In this investigation, he wrote, sometime in the late 1980's a person working at an Energy Department laboratory was caught after having passed secrets to a foreign country. "That individual was granted full immunity in return for agreeing to a full debriefing on the information that he passed," Mr. Vrooman said. That person, he added, was not of Chinese origin.

The second affidavit unsealed today was by Charles E. Washington, the former acting head of counterintelligence at the Department of Energy. Mr. Washington, who still works at the department as an international policy analyst, said that while he was head of counterintelligence he read an administrative report on the investigation of Dr. Lee and believed it "was wholly lacking in any support to identify Dr. Lee as a suspect."

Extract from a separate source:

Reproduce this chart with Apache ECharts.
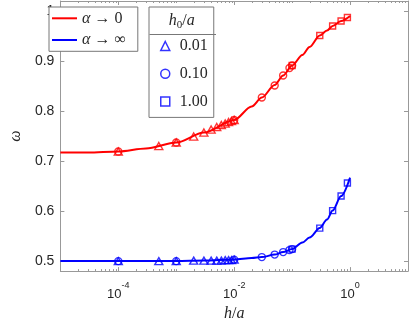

Mr. Washington said that he knew of a number of department employees who were not prosecuted "for committing offenses that are much more serious than the 'security infractions' alleged to have been committed by Dr. Lee."

"I am personally aware of a D.O.E. employee who committed a most egregious case of espionage that cost our nation billions of dollars and drastically impacted our national defense," he said. "That D.O.E. employee was not prosecuted."

No further details were provided.

"The department aggressively pursues all such allegations," said Natalie Wymer, an Energy Department spokeswoman, but she would not comment on the specific cases mentioned.

These affidavits, unsealed today in Federal District Court in Albuquerque, follow by several days an order by the federal judge in Dr. Lee's case, James A. Parker, in which he gave the government two weeks to hand over thousands of pages of classified internal documents to determine if there is evidence that Dr. Lee was a victim of selective prosecution. If the judge finds that that was the case, the charges against him could be dropped.

In previous statements, Mr. Vrooman had disputed F.B.I. assertions that Dr. Lee had been singled out for investigation because he fit the description of a spy they were searching for. Mr. Vrooman said again in today's affidavit that dozens of people who also met the criteria, but who were not ethnically Chinese, were not pursued. The intelligence official said that even though he had investigated Dr. Lee for years, he considered him "naïve," but not a spy.